▶ Given instruction:
Any pictures in the records below must be left out when you repeat the lines from the line containing "Clone this chart in matplotlib." through the line containing "from matplotlib import transforms" exactly.

▶ Source code of charts:
(begin)

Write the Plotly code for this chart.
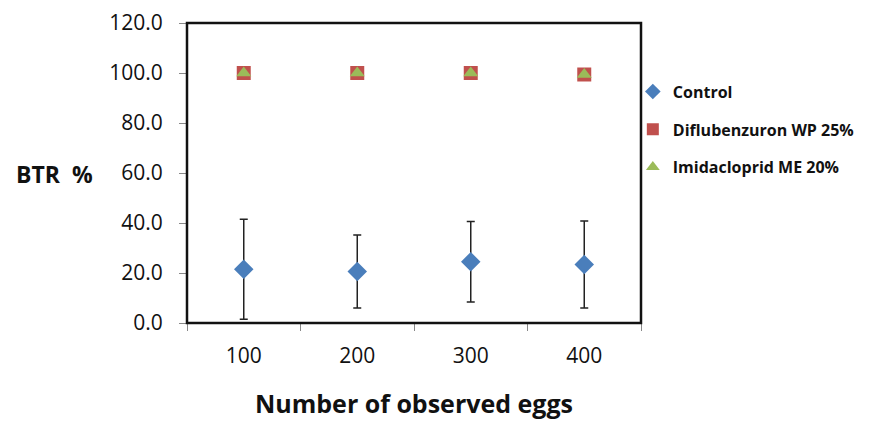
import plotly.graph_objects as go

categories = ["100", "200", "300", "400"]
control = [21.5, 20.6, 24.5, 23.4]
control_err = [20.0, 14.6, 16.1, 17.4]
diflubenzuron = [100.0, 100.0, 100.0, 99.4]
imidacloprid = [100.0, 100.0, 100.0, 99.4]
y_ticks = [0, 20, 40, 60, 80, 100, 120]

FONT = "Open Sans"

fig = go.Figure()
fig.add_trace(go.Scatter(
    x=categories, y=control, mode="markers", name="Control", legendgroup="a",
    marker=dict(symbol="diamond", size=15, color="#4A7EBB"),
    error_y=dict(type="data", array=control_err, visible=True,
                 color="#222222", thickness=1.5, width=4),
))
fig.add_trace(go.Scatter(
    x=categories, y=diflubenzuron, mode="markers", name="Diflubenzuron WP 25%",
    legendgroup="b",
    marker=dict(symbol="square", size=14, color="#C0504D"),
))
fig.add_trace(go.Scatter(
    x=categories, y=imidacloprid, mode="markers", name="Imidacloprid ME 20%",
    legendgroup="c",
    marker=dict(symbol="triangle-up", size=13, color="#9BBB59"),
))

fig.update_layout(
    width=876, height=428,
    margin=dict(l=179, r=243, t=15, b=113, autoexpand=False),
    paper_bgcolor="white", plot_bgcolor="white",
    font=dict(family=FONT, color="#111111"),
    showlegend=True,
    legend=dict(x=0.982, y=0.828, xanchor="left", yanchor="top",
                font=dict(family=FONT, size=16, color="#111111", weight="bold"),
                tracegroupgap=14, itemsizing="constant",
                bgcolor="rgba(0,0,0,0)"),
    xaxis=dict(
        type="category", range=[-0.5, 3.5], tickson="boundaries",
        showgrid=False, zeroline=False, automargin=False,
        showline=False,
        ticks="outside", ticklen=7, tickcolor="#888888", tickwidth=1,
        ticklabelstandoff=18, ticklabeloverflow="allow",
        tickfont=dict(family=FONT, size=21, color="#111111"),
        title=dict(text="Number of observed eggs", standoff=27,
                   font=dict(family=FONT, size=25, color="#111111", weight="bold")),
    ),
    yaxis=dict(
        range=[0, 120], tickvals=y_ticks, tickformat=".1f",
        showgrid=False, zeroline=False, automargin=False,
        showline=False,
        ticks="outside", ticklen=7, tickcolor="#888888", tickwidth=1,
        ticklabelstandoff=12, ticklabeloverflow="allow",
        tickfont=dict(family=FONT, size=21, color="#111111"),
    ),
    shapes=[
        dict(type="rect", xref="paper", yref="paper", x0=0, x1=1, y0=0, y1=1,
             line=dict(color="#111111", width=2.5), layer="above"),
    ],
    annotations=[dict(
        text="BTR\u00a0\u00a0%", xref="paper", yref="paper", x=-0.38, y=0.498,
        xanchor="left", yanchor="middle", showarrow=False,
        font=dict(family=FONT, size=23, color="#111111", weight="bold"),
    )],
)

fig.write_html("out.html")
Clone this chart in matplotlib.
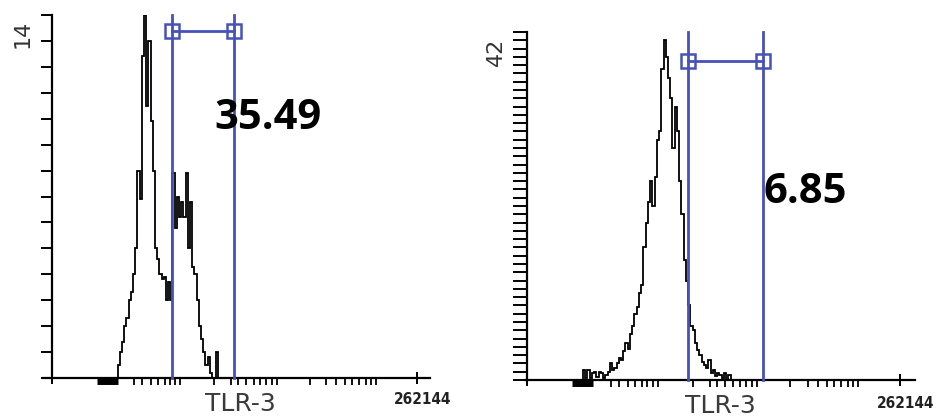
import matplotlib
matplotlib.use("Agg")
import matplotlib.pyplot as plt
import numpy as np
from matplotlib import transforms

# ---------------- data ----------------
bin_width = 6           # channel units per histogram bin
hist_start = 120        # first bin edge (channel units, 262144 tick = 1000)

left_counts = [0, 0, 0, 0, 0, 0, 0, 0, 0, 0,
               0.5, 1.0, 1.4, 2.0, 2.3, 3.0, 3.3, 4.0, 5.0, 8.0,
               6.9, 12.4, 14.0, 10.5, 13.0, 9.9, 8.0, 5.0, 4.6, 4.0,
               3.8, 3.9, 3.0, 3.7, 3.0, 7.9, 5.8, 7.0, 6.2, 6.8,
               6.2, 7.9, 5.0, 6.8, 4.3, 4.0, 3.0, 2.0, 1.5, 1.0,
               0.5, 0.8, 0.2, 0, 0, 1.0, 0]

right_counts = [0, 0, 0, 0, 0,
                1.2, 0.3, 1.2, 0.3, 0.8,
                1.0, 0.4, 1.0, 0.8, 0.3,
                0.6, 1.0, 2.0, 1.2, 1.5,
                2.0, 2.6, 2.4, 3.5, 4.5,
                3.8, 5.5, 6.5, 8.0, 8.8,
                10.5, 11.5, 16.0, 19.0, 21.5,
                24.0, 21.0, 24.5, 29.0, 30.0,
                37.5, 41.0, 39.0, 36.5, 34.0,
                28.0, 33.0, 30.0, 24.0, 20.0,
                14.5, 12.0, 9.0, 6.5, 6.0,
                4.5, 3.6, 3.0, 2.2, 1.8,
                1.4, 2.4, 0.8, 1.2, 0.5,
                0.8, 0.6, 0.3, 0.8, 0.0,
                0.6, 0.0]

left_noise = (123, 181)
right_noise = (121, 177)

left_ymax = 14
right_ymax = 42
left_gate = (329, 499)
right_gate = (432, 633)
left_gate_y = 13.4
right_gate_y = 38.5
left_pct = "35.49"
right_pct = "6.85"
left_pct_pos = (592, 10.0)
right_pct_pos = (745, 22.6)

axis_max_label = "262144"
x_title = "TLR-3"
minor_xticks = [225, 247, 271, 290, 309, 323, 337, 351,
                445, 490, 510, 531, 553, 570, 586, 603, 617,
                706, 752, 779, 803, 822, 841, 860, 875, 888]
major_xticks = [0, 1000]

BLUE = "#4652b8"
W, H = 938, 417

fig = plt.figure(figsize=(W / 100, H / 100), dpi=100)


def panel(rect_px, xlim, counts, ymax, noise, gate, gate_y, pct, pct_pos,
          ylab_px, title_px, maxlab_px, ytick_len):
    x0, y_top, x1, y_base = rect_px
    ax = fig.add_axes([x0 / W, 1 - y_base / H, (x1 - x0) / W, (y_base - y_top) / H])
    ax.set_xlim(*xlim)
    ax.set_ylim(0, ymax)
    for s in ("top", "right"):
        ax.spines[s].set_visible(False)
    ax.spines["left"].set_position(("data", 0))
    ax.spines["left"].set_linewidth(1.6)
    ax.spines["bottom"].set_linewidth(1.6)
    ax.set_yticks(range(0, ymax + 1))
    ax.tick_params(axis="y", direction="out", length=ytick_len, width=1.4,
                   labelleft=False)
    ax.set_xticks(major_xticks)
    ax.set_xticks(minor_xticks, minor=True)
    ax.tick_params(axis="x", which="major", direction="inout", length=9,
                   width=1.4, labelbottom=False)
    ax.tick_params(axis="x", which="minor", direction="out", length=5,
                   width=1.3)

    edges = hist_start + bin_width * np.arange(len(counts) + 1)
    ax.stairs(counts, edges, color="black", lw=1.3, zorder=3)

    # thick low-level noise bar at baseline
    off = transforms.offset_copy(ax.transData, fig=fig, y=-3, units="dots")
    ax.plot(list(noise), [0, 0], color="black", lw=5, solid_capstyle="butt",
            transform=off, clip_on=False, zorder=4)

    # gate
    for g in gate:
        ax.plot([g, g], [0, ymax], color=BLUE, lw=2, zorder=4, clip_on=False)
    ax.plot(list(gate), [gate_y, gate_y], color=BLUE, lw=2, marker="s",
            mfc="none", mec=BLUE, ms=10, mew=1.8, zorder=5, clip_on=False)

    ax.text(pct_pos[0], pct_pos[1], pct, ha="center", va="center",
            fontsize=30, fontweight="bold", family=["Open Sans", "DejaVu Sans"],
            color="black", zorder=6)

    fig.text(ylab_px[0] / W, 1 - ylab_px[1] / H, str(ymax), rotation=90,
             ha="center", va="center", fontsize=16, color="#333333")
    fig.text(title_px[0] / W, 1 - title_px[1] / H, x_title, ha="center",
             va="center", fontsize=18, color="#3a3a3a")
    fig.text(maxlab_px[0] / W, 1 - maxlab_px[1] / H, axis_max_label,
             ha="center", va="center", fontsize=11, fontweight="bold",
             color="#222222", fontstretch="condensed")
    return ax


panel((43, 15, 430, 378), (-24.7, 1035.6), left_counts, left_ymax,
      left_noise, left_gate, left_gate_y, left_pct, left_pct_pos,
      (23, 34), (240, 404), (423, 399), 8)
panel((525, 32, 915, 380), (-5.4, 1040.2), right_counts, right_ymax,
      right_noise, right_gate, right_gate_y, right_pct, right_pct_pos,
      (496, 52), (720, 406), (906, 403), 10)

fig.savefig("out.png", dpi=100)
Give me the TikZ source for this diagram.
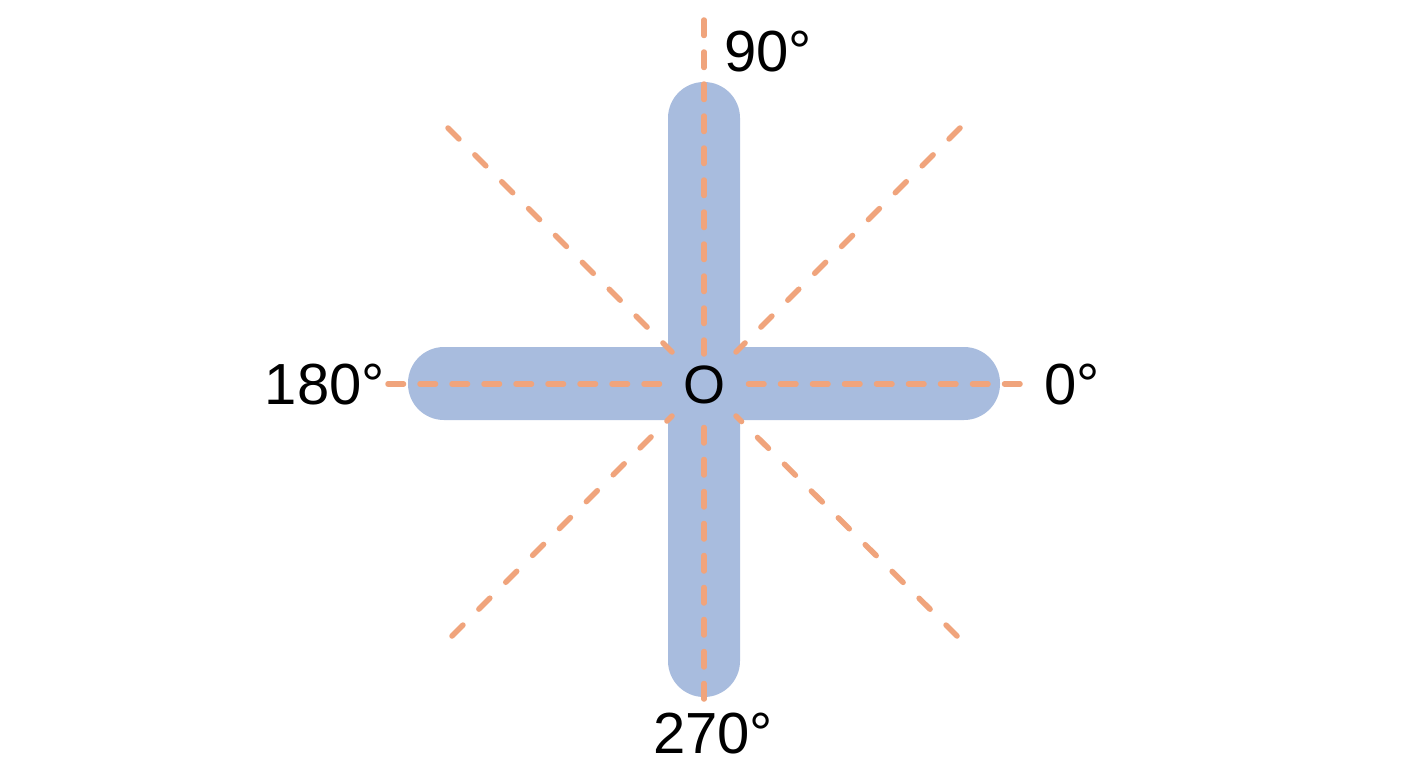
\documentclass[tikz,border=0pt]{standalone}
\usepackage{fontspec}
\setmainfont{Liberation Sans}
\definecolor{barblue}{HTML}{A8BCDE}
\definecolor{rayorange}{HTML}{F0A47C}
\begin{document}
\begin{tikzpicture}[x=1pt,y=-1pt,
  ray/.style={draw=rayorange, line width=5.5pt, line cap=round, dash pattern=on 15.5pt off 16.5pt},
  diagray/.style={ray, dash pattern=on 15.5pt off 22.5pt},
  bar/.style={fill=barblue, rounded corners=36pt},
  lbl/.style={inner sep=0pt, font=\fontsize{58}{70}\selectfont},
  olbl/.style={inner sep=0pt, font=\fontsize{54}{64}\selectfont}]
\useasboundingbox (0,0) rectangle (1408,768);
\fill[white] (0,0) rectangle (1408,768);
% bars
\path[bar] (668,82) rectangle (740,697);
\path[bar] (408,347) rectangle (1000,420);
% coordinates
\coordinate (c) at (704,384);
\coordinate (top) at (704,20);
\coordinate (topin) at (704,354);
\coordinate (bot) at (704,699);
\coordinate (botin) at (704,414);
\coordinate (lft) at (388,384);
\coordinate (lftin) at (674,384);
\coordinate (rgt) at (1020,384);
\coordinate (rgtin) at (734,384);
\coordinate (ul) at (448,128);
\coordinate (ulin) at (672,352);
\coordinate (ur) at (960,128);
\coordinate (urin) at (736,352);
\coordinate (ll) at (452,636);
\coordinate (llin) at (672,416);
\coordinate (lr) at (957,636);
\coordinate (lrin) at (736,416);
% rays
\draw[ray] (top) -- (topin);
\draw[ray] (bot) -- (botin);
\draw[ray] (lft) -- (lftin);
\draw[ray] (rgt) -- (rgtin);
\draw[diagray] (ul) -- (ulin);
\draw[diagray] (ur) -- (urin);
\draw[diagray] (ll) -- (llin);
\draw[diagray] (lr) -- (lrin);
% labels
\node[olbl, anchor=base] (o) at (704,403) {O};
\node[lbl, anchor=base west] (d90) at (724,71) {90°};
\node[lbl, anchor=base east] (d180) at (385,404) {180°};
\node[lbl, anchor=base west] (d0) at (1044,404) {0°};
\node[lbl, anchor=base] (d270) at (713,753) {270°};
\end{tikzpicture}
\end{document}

(end)

▶ Answer for the task:
Clone this chart in matplotlib.
import matplotlib
matplotlib.use("Agg")
import matplotlib.pyplot as plt
import numpy as np
from matplotlib import transforms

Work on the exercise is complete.